* START *

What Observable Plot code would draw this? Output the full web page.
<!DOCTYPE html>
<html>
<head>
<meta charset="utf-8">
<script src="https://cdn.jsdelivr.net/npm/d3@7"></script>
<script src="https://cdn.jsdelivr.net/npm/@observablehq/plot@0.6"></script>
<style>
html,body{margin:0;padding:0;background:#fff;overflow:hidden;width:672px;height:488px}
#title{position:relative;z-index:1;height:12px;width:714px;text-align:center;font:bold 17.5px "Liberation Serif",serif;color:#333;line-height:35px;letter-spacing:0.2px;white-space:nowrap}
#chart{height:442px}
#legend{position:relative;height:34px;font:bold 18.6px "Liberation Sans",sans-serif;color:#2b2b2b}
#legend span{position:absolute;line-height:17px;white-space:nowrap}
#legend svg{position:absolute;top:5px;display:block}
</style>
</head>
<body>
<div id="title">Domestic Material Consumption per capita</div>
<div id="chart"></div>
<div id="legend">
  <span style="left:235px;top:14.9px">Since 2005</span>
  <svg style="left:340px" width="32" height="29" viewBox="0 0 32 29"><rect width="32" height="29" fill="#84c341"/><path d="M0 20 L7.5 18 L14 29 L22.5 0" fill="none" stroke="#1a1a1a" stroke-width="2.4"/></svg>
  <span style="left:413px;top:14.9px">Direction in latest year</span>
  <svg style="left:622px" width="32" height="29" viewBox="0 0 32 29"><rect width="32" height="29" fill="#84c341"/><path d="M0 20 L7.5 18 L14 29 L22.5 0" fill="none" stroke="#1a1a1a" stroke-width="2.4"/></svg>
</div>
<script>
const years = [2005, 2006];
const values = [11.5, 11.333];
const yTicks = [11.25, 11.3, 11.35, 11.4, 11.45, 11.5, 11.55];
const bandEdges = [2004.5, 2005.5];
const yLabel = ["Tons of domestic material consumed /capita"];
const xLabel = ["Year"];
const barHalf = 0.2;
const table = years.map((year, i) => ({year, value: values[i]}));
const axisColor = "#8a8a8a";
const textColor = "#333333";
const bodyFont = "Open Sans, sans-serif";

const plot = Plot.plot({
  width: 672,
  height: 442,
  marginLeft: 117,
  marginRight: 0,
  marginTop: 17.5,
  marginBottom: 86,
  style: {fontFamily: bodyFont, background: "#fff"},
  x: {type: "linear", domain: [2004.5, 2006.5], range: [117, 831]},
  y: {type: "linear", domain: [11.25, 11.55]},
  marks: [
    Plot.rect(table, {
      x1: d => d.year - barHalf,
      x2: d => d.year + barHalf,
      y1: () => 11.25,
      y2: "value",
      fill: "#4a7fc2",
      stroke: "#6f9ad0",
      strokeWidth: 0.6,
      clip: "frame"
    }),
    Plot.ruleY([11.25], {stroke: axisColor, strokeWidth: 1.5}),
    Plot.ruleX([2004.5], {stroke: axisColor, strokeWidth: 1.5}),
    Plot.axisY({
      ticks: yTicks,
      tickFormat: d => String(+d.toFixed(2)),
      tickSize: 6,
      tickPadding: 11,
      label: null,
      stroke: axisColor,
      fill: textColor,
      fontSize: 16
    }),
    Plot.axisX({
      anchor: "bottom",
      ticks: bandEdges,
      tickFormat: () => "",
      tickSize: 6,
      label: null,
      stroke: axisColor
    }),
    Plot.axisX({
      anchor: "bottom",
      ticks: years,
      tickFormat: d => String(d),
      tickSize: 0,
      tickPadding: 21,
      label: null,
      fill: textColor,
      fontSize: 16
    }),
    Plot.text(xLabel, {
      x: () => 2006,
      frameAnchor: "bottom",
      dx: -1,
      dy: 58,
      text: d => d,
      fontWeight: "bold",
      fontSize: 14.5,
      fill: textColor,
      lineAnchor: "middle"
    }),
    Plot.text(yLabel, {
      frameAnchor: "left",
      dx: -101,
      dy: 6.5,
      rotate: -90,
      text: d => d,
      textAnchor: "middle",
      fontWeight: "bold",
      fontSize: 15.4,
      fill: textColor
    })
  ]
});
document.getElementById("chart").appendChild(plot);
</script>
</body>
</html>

* END *

**EXERCISE DESCRIPTION**
Return the listing above in its exact form.

**FINAL ANSWER**
What Observable Plot code would draw this? Output the full web page.
<!DOCTYPE html>
<html>
<head>
<meta charset="utf-8">
<script src="https://cdn.jsdelivr.net/npm/d3@7"></script>
<script src="https://cdn.jsdelivr.net/npm/@observablehq/plot@0.6"></script>
<style>
html,body{margin:0;padding:0;background:#fff;overflow:hidden;width:672px;height:488px}
#title{position:relative;z-index:1;height:12px;width:714px;text-align:center;font:bold 17.5px "Liberation Serif",serif;color:#333;line-height:35px;letter-spacing:0.2px;white-space:nowrap}
#chart{height:442px}
#legend{position:relative;height:34px;font:bold 18.6px "Liberation Sans",sans-serif;color:#2b2b2b}
#legend span{position:absolute;line-height:17px;white-space:nowrap}
#legend svg{position:absolute;top:5px;display:block}
</style>
</head>
<body>
<div id="title">Domestic Material Consumption per capita</div>
<div id="chart"></div>
<div id="legend">
  <span style="left:235px;top:14.9px">Since 2005</span>
  <svg style="left:340px" width="32" height="29" viewBox="0 0 32 29"><rect width="32" height="29" fill="#84c341"/><path d="M0 20 L7.5 18 L14 29 L22.5 0" fill="none" stroke="#1a1a1a" stroke-width="2.4"/></svg>
  <span style="left:413px;top:14.9px">Direction in latest year</span>
  <svg style="left:622px" width="32" height="29" viewBox="0 0 32 29"><rect width="32" height="29" fill="#84c341"/><path d="M0 20 L7.5 18 L14 29 L22.5 0" fill="none" stroke="#1a1a1a" stroke-width="2.4"/></svg>
</div>
<script>
const years = [2005, 2006];
const values = [11.5, 11.333];
const yTicks = [11.25, 11.3, 11.35, 11.4, 11.45, 11.5, 11.55];
const bandEdges = [2004.5, 2005.5];
const yLabel = ["Tons of domestic material consumed /capita"];
const xLabel = ["Year"];
const barHalf = 0.2;
const table = years.map((year, i) => ({year, value: values[i]}));
const axisColor = "#8a8a8a";
const textColor = "#333333";
const bodyFont = "Open Sans, sans-serif";

const plot = Plot.plot({
  width: 672,
  height: 442,
  marginLeft: 117,
  marginRight: 0,
  marginTop: 17.5,
  marginBottom: 86,
  style: {fontFamily: bodyFont, background: "#fff"},
  x: {type: "linear", domain: [2004.5, 2006.5], range: [117, 831]},
  y: {type: "linear", domain: [11.25, 11.55]},
  marks: [
    Plot.rect(table, {
      x1: d => d.year - barHalf,
      x2: d => d.year + barHalf,
      y1: () => 11.25,
      y2: "value",
      fill: "#4a7fc2",
      stroke: "#6f9ad0",
      strokeWidth: 0.6,
      clip: "frame"
    }),
    Plot.ruleY([11.25], {stroke: axisColor, strokeWidth: 1.5}),
    Plot.ruleX([2004.5], {stroke: axisColor, strokeWidth: 1.5}),
    Plot.axisY({
      ticks: yTicks,
      tickFormat: d => String(+d.toFixed(2)),
      tickSize: 6,
      tickPadding: 11,
      label: null,
      stroke: axisColor,
      fill: textColor,
      fontSize: 16
    }),
    Plot.axisX({
      anchor: "bottom",
      ticks: bandEdges,
      tickFormat: () => "",
      tickSize: 6,
      label: null,
      stroke: axisColor
    }),
    Plot.axisX({
      anchor: "bottom",
      ticks: years,
      tickFormat: d => String(d),
      tickSize: 0,
      tickPadding: 21,
      label: null,
      fill: textColor,
      fontSize: 16
    }),
    Plot.text(xLabel, {
      x: () => 2006,
      frameAnchor: "bottom",
      dx: -1,
      dy: 58,
      text: d => d,
      fontWeight: "bold",
      fontSize: 14.5,
      fill: textColor,
      lineAnchor: "middle"
    }),
    Plot.text(yLabel, {
      frameAnchor: "left",
      dx: -101,
      dy: 6.5,
      rotate: -90,
      text: d => d,
      textAnchor: "middle",
      fontWeight: "bold",
      fontSize: 15.4,
      fill: textColor
    })
  ]
});
document.getElementById("chart").appendChild(plot);
</script>
</body>
</html>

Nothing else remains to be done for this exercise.